From Exercise 5-40, the conditional distribution of Y₁ given ${\displaystyle \sum _{i=1}^n{Y}_i}=m$ is hypergeometric distribution with $r=n_i$ and $N=n_1+n_2+\mathrm{...}+n_m$.

Thus, the conditional distribution of Y₁ given ${\displaystyle \sum _{i=1}^n{Y}_i}=m$ if all of the $n_i{}^{\prime }s$ are different and all of the p’s are equal is hypergeometric distribution with $r=n_i$ and $N={\displaystyle \sum _i{n}_i}$.

To determine

Find the conditional probability function of $Y_1+Y_2$, given that ${\displaystyle \sum _{i=1}^n{Y}_i}=m$ if all of the $n_i{}^{\prime }s$ are different and all of the p’s are equal.

Answer to Problem 53E

The conditional probability function of $Y_1+Y_2$, given that ${\displaystyle \sum _{i=1}^n{Y}_i}=m$ has a hypergeometric distribution with $r=n_1+n_2$.

Explanation of Solution

Calculation:

Consider,

$\begin{array}{c}P\left(Y_1+Y_2=k|{\displaystyle \sum _{i=1}^n{Y}_i}\right)=\frac{P\left(Y_1+Y_2=k,{\displaystyle \sum _{i=1}^n{Y}_i}=m\right)}{P\left({\displaystyle \sum _{i=1}^n{Y}_i}=m\right)}\\ =\frac{P\left(Y_1+Y_2=k,{\displaystyle \sum _{i=3}^n{Y}_i}=m-k\right)}{P\left({\displaystyle \sum _{i=1}^n{Y}_i}=m\right)}\\ =\frac{P\left(Y_1+Y_2=k\right)P\left({\displaystyle \sum _{i=3}^n{Y}_i}=m-k\right)}{P\left({\displaystyle \sum _{i=1}^n{Y}_i}=m\right)}\\ =\frac{\left(\begin{array}{l}{n}_1+n_2\\ k\end{array}\right)\left(\begin{array}{l}{\displaystyle \sum _{i=3}^n{n}_i}\\ m-k\end{array}\right)}{\left(\begin{array}{l}{\displaystyle \sum _{i=1}^n{n}_i}\\ m\end{array}\right)}\end{array}$

Therefore, the conditional probability function of $Y_1+Y_2$, given that ${\displaystyle \sum _{i=1}^n{Y}_i}=m$ has a hypergeometric distribution with $r=n_1+n_2$.

To determine

Observe whether the method of moment-generating functions work well to find the distribution of ${\displaystyle \sum _{i=1}^n{Y}_i}$ or not.

Answer to Problem 53E

No.

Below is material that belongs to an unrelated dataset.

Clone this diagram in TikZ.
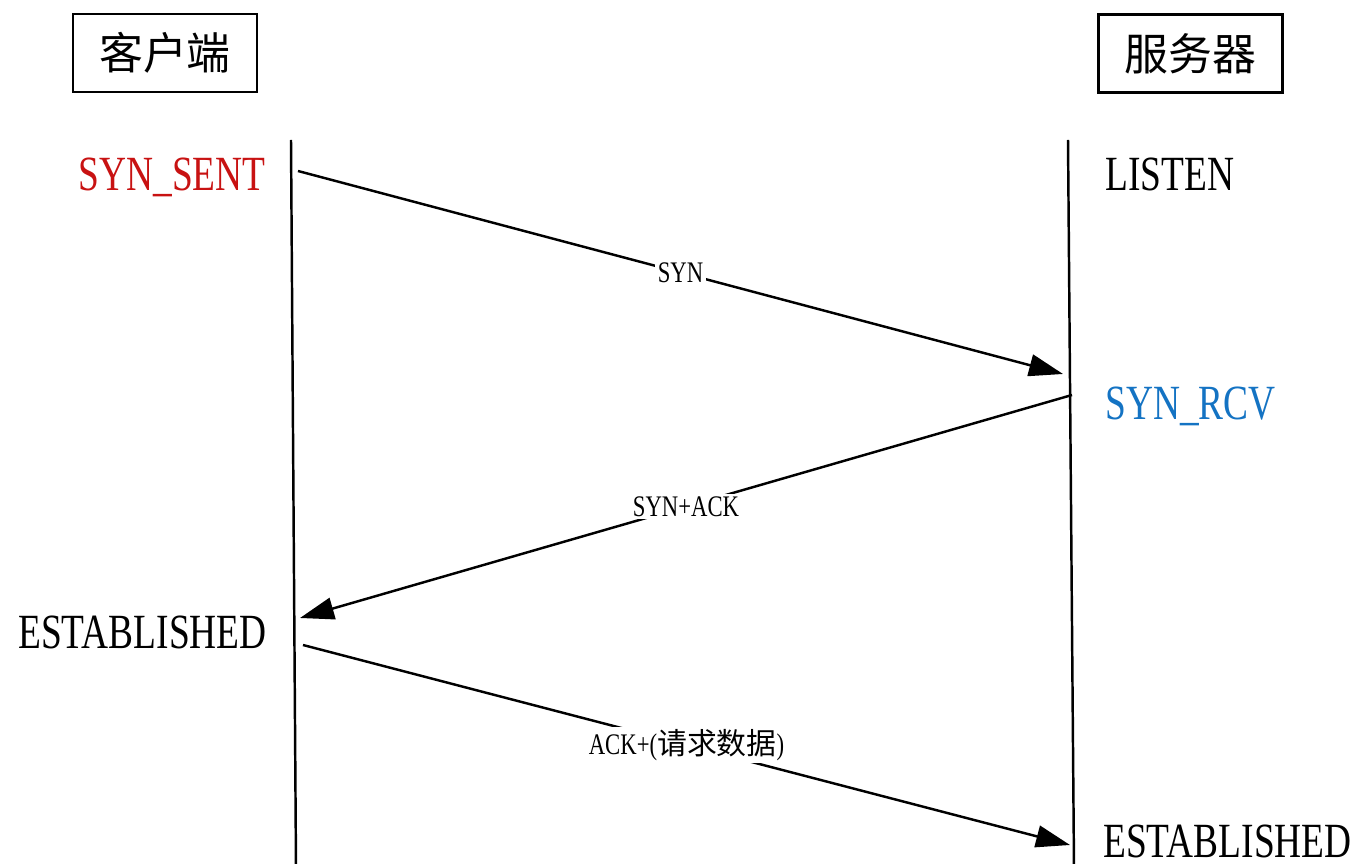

The method of moment-generating functions does not work well for finding the distribution of ${\displaystyle \sum _{i=1}^n{Y}_i}$.

Explanation of Solution

Calculation:

If all p’s are different, then the moment generating function is,

$\begin{array}{c}{m}_{U={\displaystyle \sum _{i=1}^n{Y}_i}}\left(t\right)=m_{Y_1}\left(t\right)\times m_{Y_2}\left(t\right)\times \mathrm{...}\times m_{Y_n}\left(t\right)\\ ={\displaystyle \prod _i{\left[1-p_i+p_i{e}^t\right]}^{n_i}}\end{array}$

Here, the moment generating function for U does not divided into individual factors of Y_i’s. That is, the mgf of U does not simplified into recognizable form. Hence, the moment-generating functions does not work well for finding the distribution of ${\displaystyle \sum _{i=1}^n{Y}_i}$.